Zauberspiegel: Was hast du in nächster Zukunft vor? Was darfst du verraten - und was nicht? Wink
J. Wilke: Es werden im Frühjahr 2012 zwei Romane von mir erscheinen, auf die ich mich schon sehr freue.
Der erste Roman ist für Kinder ab 9 Jahre und wird von einer wunderbaren Freundschaft zwischen zwei sehr unterschiedlichen Jungs handeln, die zusammen ein Schwein retten wollen.

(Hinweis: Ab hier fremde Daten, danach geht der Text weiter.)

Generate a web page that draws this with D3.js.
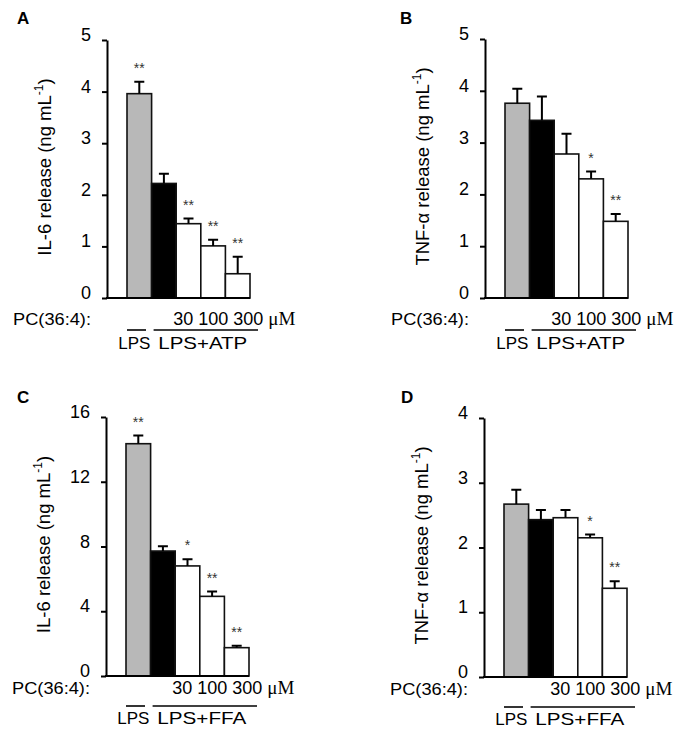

Der Roman wurde von Patrick Wirbeleit illustriert und erscheint im Sauerländer Verlag.
Im Coppenrath-Verlag erscheint ebenfalls Anfang 2012 ein Jugendkrimi von mir.
Aktuell schreibe ich an einem weiteren Rebella-Roman, für den sogar von der Zeitschrift "Mädchen" eine Rolle verlost worden ist.
Im nächsten Jahr habe ich weitere Pläne mit meinen Verlagen, über die ich aber leider noch nicht sprechen darf. Nur so viel: Es wird wieder für jeden etwas dabei sein. Von Thriller über Liebe bis hin zu Mystik und etwas Historischem ist alles vertreten.
Wer ein bisschen meine Autorenseite bei Facebook und/oder meinen Blog verfolgt, ist eigentlich immer über meine laufenden Arbeiten informiert.

 

Kommentare  

#1 Marliese Arold 2011-10-23 13:17
Sehr schönes und interessantes Interview! Danke an Bettina und Jutta!